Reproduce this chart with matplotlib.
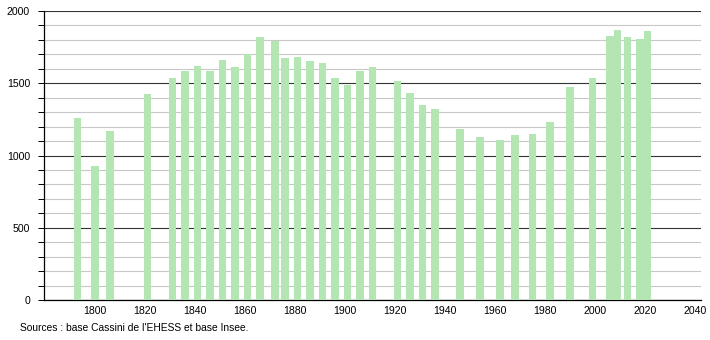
import numpy as np
import matplotlib.pyplot as plt
from matplotlib.ticker import MultipleLocator

plt.rcParams['font.family'] = ['Liberation Sans', 'DejaVu Sans']

# recensements
years = [1793, 1800, 1806, 1821, 1831, 1836, 1841, 1846, 1851, 1856, 1861, 1866,
         1872, 1876, 1881, 1886, 1891, 1896, 1901, 1906, 1911, 1921, 1926, 1931,
         1936, 1946, 1954, 1962, 1968, 1975, 1982, 1990, 1999, 2006, 2009, 2013,
         2018, 2021]
pop = [1257, 929, 1169, 1425, 1536, 1585, 1619, 1585, 1663, 1612, 1700, 1820,
       1792, 1675, 1682, 1654, 1642, 1536, 1488, 1585, 1612, 1516, 1433, 1349,
       1322, 1183, 1128, 1107, 1142, 1149, 1232, 1474, 1536, 1827, 1869, 1820,
       1804, 1862]

fig = plt.figure(figsize=(7.1, 3.4), dpi=100)
ax = fig.add_axes([44/710, 40/340, 657/710, 289/340])

ax.bar(years, pop, width=3.1, color='#b3e6b3', zorder=3)

ax.set_xlim(1779.6, 2042.4)
ax.set_ylim(0, 2000)
ax.set_xticks(np.arange(1800, 2041, 20))
ax.yaxis.set_major_locator(MultipleLocator(500))
ax.yaxis.set_minor_locator(MultipleLocator(100))
ax.grid(axis='y', which='minor', color='#c8c8c8', lw=0.8, zorder=1)
ax.grid(axis='y', which='major', color='#333333', lw=0.8, zorder=2)

for s in ['top', 'right']:
    ax.spines[s].set_visible(False)
ax.spines['left'].set_linewidth(0.9)
ax.spines['bottom'].set_linewidth(0.9)
ax.tick_params(axis='x', length=0, labelsize=7.6, pad=4)
ax.tick_params(axis='y', which='both', length=4, width=0.7, labelsize=7.6, pad=6)

fig.text(20/710, 1 - 328/340, "Sources : base Cassini de l'EHESS et base Insee.",
         fontsize=7.4, va='center')

plt.savefig('out.png', dpi=100)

★ ★ ★

Aim of the exercise: Repeat the data exactly, without the pictures.

Response to the exercise:
Reproduce this chart with matplotlib.
import numpy as np
import matplotlib.pyplot as plt
from matplotlib.ticker import MultipleLocator

plt.rcParams['font.family'] = ['Liberation Sans', 'DejaVu Sans']

# recensements
years = [1793, 1800, 1806, 1821, 1831, 1836, 1841, 1846, 1851, 1856, 1861, 1866,
         1872, 1876, 1881, 1886, 1891, 1896, 1901, 1906, 1911, 1921, 1926, 1931,
         1936, 1946, 1954, 1962, 1968, 1975, 1982, 1990, 1999, 2006, 2009, 2013,
         2018, 2021]
pop = [1257, 929, 1169, 1425, 1536, 1585, 1619, 1585, 1663, 1612, 1700, 1820,
       1792, 1675, 1682, 1654, 1642, 1536, 1488, 1585, 1612, 1516, 1433, 1349,
       1322, 1183, 1128, 1107, 1142, 1149, 1232, 1474, 1536, 1827, 1869, 1820,
       1804, 1862]

fig = plt.figure(figsize=(7.1, 3.4), dpi=100)
ax = fig.add_axes([44/710, 40/340, 657/710, 289/340])

ax.bar(years, pop, width=3.1, color='#b3e6b3', zorder=3)

ax.set_xlim(1779.6, 2042.4)
ax.set_ylim(0, 2000)
ax.set_xticks(np.arange(1800, 2041, 20))
ax.yaxis.set_major_locator(MultipleLocator(500))
ax.yaxis.set_minor_locator(MultipleLocator(100))
ax.grid(axis='y', which='minor', color='#c8c8c8', lw=0.8, zorder=1)
ax.grid(axis='y', which='major', color='#333333', lw=0.8, zorder=2)

for s in ['top', 'right']:
    ax.spines[s].set_visible(False)
ax.spines['left'].set_linewidth(0.9)
ax.spines['bottom'].set_linewidth(0.9)
ax.tick_params(axis='x', length=0, labelsize=7.6, pad=4)
ax.tick_params(axis='y', which='both', length=4, width=0.7, labelsize=7.6, pad=6)

fig.text(20/710, 1 - 328/340, "Sources : base Cassini de l'EHESS et base Insee.",
         fontsize=7.4, va='center')

plt.savefig('out.png', dpi=100)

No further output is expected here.